The nature of the UV halo around the spiral galaxy NGC 3628

TL;DR

This study models the UV halo around galaxy NGC 3628, demonstrating that dust scattering explains the UV emission and supporting the existence of a substantial diffuse dust component, using comprehensive radiative transfer simulations.

Contribution

It extends UV radiative transfer models to full spectral range and confirms the dust scattering origin of UV haloes in NGC 3628 without fine-tuning.

Findings

Model reproduces UV to mm spectral energy distribution accurately.

Supports the presence of a significant diffuse extra-planar dust component.
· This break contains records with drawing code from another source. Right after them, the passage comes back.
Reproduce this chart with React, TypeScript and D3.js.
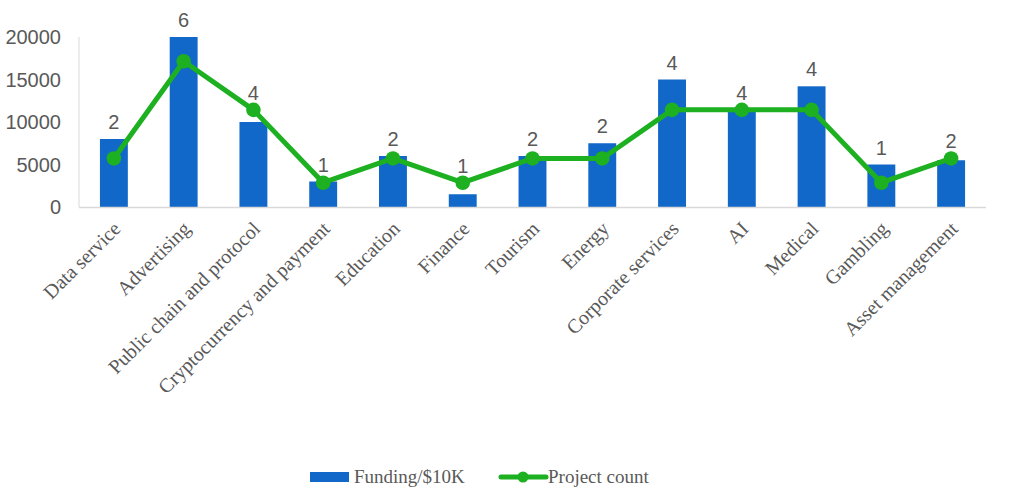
import React from "react";
import * as d3 from "d3";

const categories = [
  "Data service", "Advertising", "Public chain and protocol", "Cryptocurrency and payment",
  "Education", "Finance", "Tourism", "Energy", "Corporate services", "AI", "Medical",
  "Gambling", "Asset management",
];
const funding = [8000, 20000, 10000, 3000, 6000, 1500, 6000, 7500, 15000, 11200, 14200, 5000, 5500];
const projectCount = [2, 6, 4, 1, 2, 1, 2, 2, 4, 4, 4, 1, 2];
const yTicks = [0, 5000, 10000, 15000, 20000];

const W = 1018, H = 497;
const left = 79, right = 986, top = 37, bottom = 207;
const BLUE = "#1268C8";
const GREEN = "#1DB020";
const TEXT = "#595959";

export default function App() {
  const x = d3.scaleBand<string>().domain(categories).range([left, right]).paddingInner(0.6).paddingOuter(0.3);
  const xc = (c: string) => (x(c) as number) + x.bandwidth() / 2;
  const y = d3.scaleLinear().domain([0, 20000]).range([bottom, top]);
  const y2 = d3.scaleLinear().domain([0, 7]).range([bottom, top]);
  const line = d3.line<number>().x((_, i) => xc(categories[i])).y((d) => y2(d));

  return (
    <svg width={W} height={H} style={{ position: "absolute", left: 0, top: 0, background: "#fff" }}>
      <line x1={left} x2={left} y1={top} y2={bottom} stroke="#D9D9D9" strokeWidth={1} />
      {yTicks.map((t) => (
        <text key={t} x={61} y={y(t)} dy="0.35em" textAnchor="end" fontFamily="Liberation Sans, Arial" fontSize={20} fill={TEXT}>
          {t}
        </text>
      ))}
      {categories.map((c, i) => (
        <rect key={c} x={x(c)} y={y(funding[i])} width={x.bandwidth()} height={bottom - y(funding[i])} fill={BLUE} />
      ))}
      <line x1={left} x2={right} y1={bottom + 0.5} y2={bottom + 0.5} stroke="#D9D9D9" strokeWidth={1.5} />
      <path d={line(projectCount) || ""} fill="none" stroke={GREEN} strokeWidth={5} strokeLinejoin="round" />
      {categories.map((c, i) => (
        <circle key={c} cx={xc(c)} cy={y2(projectCount[i])} r={7.3} fill={GREEN} />
      ))}
      {categories.map((c, i) => (
        <text key={c} x={xc(c)} y={Math.min(y(funding[i]), y2(projectCount[i])) - 17} dy="0.35em" textAnchor="middle"
          fontFamily="Liberation Sans, Arial" fontSize={20} fill={TEXT}>
          {projectCount[i]}
        </text>
      ))}
      {categories.map((c) => (
        <text key={c} transform={`translate(${xc(c) + 8},${bottom + 23}) rotate(-45)`} textAnchor="end"
          fontFamily="Liberation Serif, Times New Roman" fontSize={20} fill={TEXT}>
          {c}
        </text>
      ))}
      <rect x={310} y={472} width={39} height={10} fill={BLUE} />
      <text x={354} y={483} fontFamily="Liberation Serif, Times New Roman" fontSize={19} fill={TEXT}>Funding/$10K</text>
      <line x1={501} x2={546} y1={477} y2={477} stroke={GREEN} strokeWidth={5} strokeLinecap="round" />
      <circle cx={523} cy={477} r={5.5} fill={GREEN} />
      <text x={548} y={483} fontFamily="Liberation Serif, Times New Roman" fontSize={19} fill={TEXT}>Project count</text>
    </svg>
  );
}
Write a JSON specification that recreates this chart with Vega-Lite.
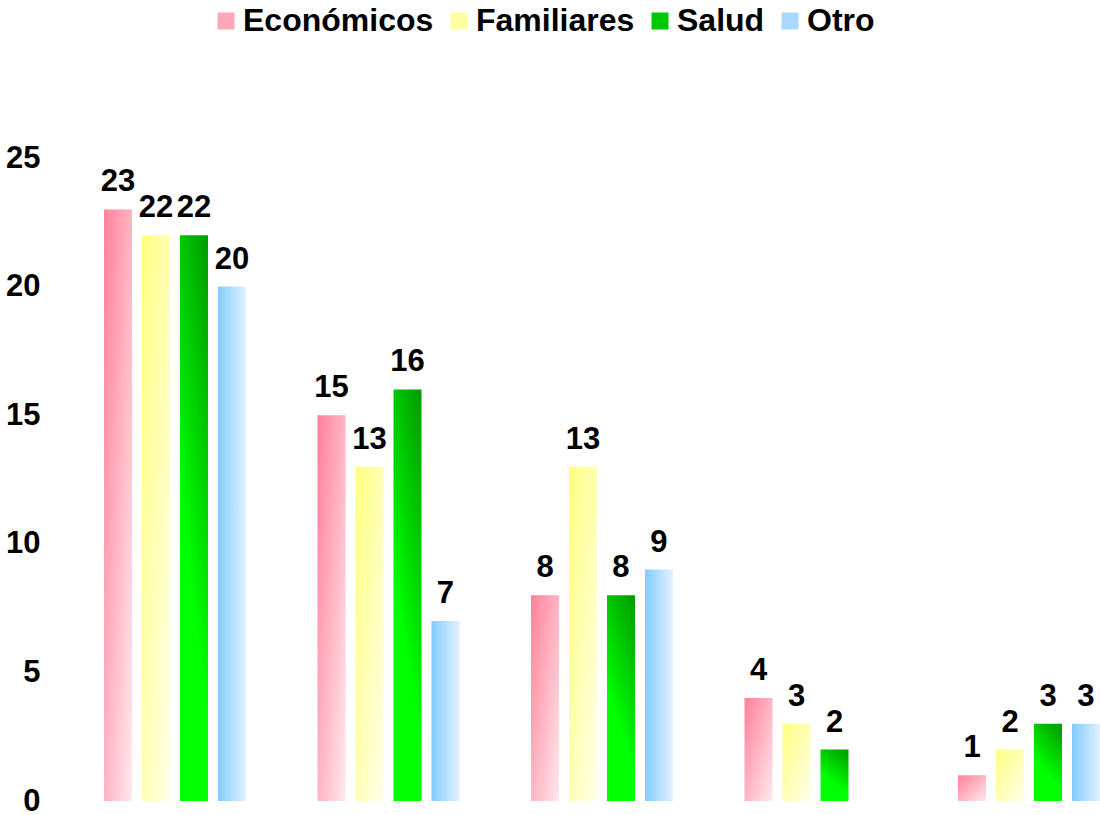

Highlights the need for more detailed simulations and polarisation measurements.

Abstract

Thanks to deep UV observations with GALEX and Swift, diffuse UV haloes have recently been discovered around galaxies. Based on UV-optical colours, it has been advocated that the UV haloes around spiral galaxies are due to UV radiation emitted from the disc and scattered off dust grains at high latitudes. Detailed UV radiative transfer models that take into account scattering and absorption can explain the morphology of the UV haloes, and they require the presence of an additional thick dust disc next the to traditional thin disc for half of the galaxies in their sample. We test whether such an additional thick dust disc agrees with the observed infrared emission in NGC 3628, an edge-on galaxy with a clear signature of a thick dust disc. We extend the far-ultraviolet radiative transfer models to full-scale panchromatic models. Our model, which contains no fine-tuning, can almost perfectly reproduce the observed spectral energy distribution from UV to mm wavelengths. These results corroborate the interpretation of the extended UV emission in NGC 3628 as scattering off dust grains, and hence of the presence of a substantial amount of diffuse extra-planar dust. A significant caveat, however, is the geometrical simplicity and non-uniqueness of our model: other models with a different geometrical setting could lead to a similar spectral energy distribution. More detailed radiative transfer simulations that compare the model results to images from UV to submm wavelengths are a way to break this degeneracy, as are UV polarisation measurements.